The Fund is almost empty at the moment, and even before this event it was predicted that the money could run out by this month. (It’s estimated that the Fund is spending about $350 million a month to mitigate the various disasters currently on the books, with only about $600 million in the Fund as of May.)
A supplemental appropriations bill, part of which would provide $5.1 billion for the Fund, to cover past and future expenses, is before Congress right now (H.R. 4899).
The Senate wants its version of the bill adopted (it’s not just a FEMA bill: there’s lots of juicy defense appropriations in there as well, among other allocations), and they’ve asked for a House/Senate conference. Almost a third of the Senate is on the Conference Committee, so you know there are a lot of negotiations ahead—unless, suddenly, a new sense of urgency is felt by all parties involved.
(Fun Fact: There was a large cleanup of spilled oil associated with Katrina, to the tune of about 9 million gallons.)
We need to stop, for just a moment, and talk about two other potential sources of cleanup funding out there: the Oil Spill Liability Trust Fund (OSLTF), and, possibly, the EPA’s Superfund.
If BP should turn out to be unwilling to pay the billings being submitted by the US Government for cleanup and other expenses, or if the Company denies claims from third parties that the Feds think should be paid, then the Trust Fund is available to pay claims while collection actions against BP are underway.
However...the Fund can only pay claims associated with oil pollution. Claims related to pollution caused by other hazardous materials...like dispersant...cannot be paid by this Fund.
The normal solution would be to charge those expenses to the Superfund, but there’s a "however" attached to that. Long story short, the Superfund cannot pay for claims related to pollution in bodies of water.
There’s more: the OSLTF is limited, by law, to $1 billion, maximum, per incident, with only $500 million of that available for the natural resources cleanup associated with that incident.

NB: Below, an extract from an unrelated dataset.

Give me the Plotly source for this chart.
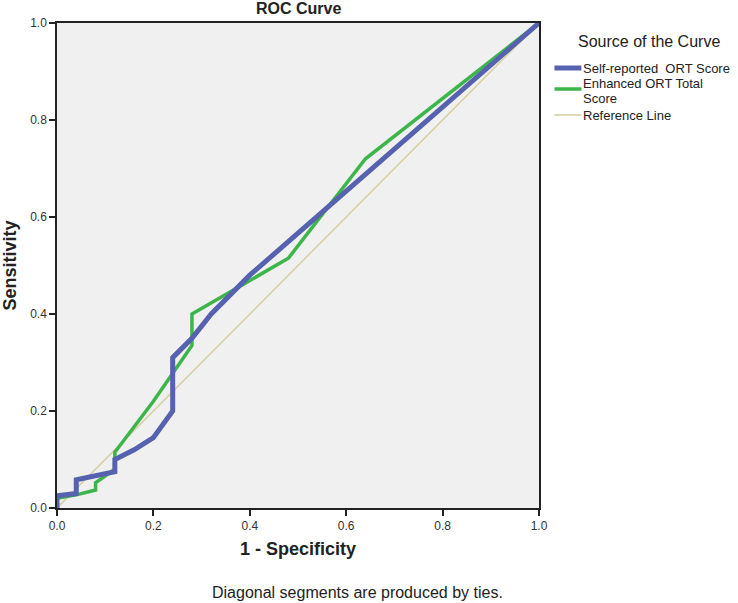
import plotly.graph_objects as go

# Data
self_fpr = [0.0, 0.0, 0.04, 0.04, 0.12, 0.12, 0.16, 0.20, 0.24, 0.24, 0.28, 0.32, 0.40, 1.0]
self_tpr = [0.0, 0.025, 0.03, 0.058, 0.075, 0.10, 0.12, 0.145, 0.20, 0.31, 0.35, 0.40, 0.48, 1.0]

enh_fpr = [0.0, 0.0, 0.04, 0.08, 0.08, 0.12, 0.12, 0.20, 0.28, 0.28, 0.48, 0.64, 1.0]
enh_tpr = [0.0, 0.02, 0.027, 0.037, 0.052, 0.08, 0.115, 0.22, 0.335, 0.40, 0.515, 0.72, 1.0]

ref_x = [0.0, 1.0]
ref_y = [0.0, 1.0]

tick_vals = [0.0, 0.2, 0.4, 0.6, 0.8, 1.0]
tick_text = ["0.0", "0.2", "0.4", "0.6", "0.8", "1.0"]

series_names = ["Self-reported  ORT Score", "Enhanced ORT Total<br>Score", "Reference Line"]
legend_lines = [["Self-reported  ORT Score"], ["Enhanced ORT Total", "Score"], ["Reference Line"]]
series_colors = ["#5661b0", "#3db54a", "#d6d0a4"]
series_widths = [5, 3.5, 1.6]

FONT = "Liberation Sans, Arial, sans-serif"
W, H = 738, 603
L, R, T, B = 56.5, 198.5, 23, 95
PW, PH = W - L - R, H - T - B


def px_x(px):
    return (px - L) / PW


def px_y(py):
    return (H - B - py) / PH


fig = go.Figure()
fig.add_trace(go.Scatter(x=ref_x, y=ref_y, mode="lines", name=series_names[2],
                         line=dict(color=series_colors[2], width=series_widths[2])))
fig.add_trace(go.Scatter(x=enh_fpr, y=enh_tpr, mode="lines", name=series_names[1],
                         line=dict(color=series_colors[1], width=series_widths[1])))
fig.add_trace(go.Scatter(x=self_fpr, y=self_tpr, mode="lines", name=series_names[0],
                         line=dict(color=series_colors[0], width=series_widths[0])))

axis_common = dict(range=[0, 1], tickvals=tick_vals, ticktext=tick_text,
                   ticks="outside", ticklen=6, tickwidth=1.5, tickcolor="#222",
                   showline=True, linecolor="#222", linewidth=1.5, mirror=True,
                   showgrid=False, zeroline=False, automargin=False,
                   tickfont=dict(family=FONT, size=12, color="#333"))

annotations = [
    dict(text="<b>ROC Curve</b>", x=0.5, y=1, xref="paper", yref="paper", xanchor="center", yanchor="bottom",
         yshift=4, showarrow=False, font=dict(family=FONT, size=16, color="#222")),
    dict(text="Diagonal segments are produced by ties.", x=px_x(358), y=px_y(592), xref="paper", yref="paper",
         xanchor="center", yanchor="middle", showarrow=False,
         font=dict(family=FONT, size=16, color="#222")),
    dict(text="Source of the Curve", x=px_x(577), y=px_y(42), xref="paper", yref="paper",
         xanchor="left", yanchor="middle", showarrow=False,
         font=dict(family=FONT, size=16, color="#222")),
]

# Legend (drawn manually to match the compact layout of the reference)
legend_line_y = [68, 89, 115]
legend_text_y = [[68], [83, 98], [115]]
shapes = []
for lines, col, wd, ly, tys in zip(legend_lines, series_colors, series_widths, legend_line_y, legend_text_y):
    shapes.append(dict(type="line", xref="paper", yref="paper", x0=px_x(555), x1=px_x(582),
                       y0=px_y(ly), y1=px_y(ly), line=dict(color=col, width=wd)))
    for txt, ty in zip(lines, tys):
        annotations.append(dict(text=txt, x=px_x(582), y=px_y(ty), xref="paper", yref="paper",
                                xanchor="left", yanchor="middle", align="left", showarrow=False,
                                font=dict(family=FONT, size=13, color="#222")))

fig.update_layout(
    width=W, height=H,
    margin=dict(l=L, r=R, t=T, b=B, pad=0, autoexpand=False),
    paper_bgcolor="white", plot_bgcolor="#f0f0f0",
    showlegend=False,
    xaxis=dict(axis_common, title=dict(text="<b>1 - Specificity</b>", font=dict(family=FONT, size=18, color="#222"), standoff=10)),
    yaxis=dict(axis_common, title=dict(text="<b>Sensitivity</b>", font=dict(family=FONT, size=18, color="#222"), standoff=14)),
    annotations=annotations,
    shapes=shapes,
)

fig.write_html("out.html", config={"displayModeBar": False},
               post_script="document.body.style.margin='0px';document.body.style.overflow='hidden';")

(Fun Fact Number Two: There is such a thing as microwaveable haggis.)
At about this point, you’re probably thinking that we should declare something pretty much right away.
Not so fast there, Gentle Reader...because here’s the "you could make things worse" part:
If the Stafford Act is invoked, and an emergency or disaster is declared:
"Any person who intentionally causes a condition for which Federal assistance is provided under this Act or under any other Federal law as a result of a declaration of a major disaster or emergency under this Act shall be liable to the United States for the reasonable costs incurred by the United States in responding to such disaster or emergency to the extent that such costs are attributable to the intentional act or omission of such person which caused such condition."
And therein lies the trouble.
If BP can successfully argue that they did not intentionally spill that oil, then the ability to recover money spent cleaning it up would be severely limited, if not entirely lost.
So as of this morning, that’s where we’re at: there’s a belief that BP is not doing all it can to fix this, or to clean it up, and that one way to get around that problem would be for the Federal Government to invoke emergency powers and take over the cleanup itself.
The Oil Pollution Act of 1990 provides some capability in this area, through the Disaster Relief Fund, but the money available for the task is limited, and probably insufficient for the work that needs to be done.
And while the Stafford Act provides additional authorities of its own, there is a real possibility that invoking the Act will let BP off the hook for the giant legal liability that appears to be facing them down today.
It’s a really tough situation for a national leader, and if you ever wondered why Barack Obama’s hair seems a bit grayer lately...well, this might be part of the reason why.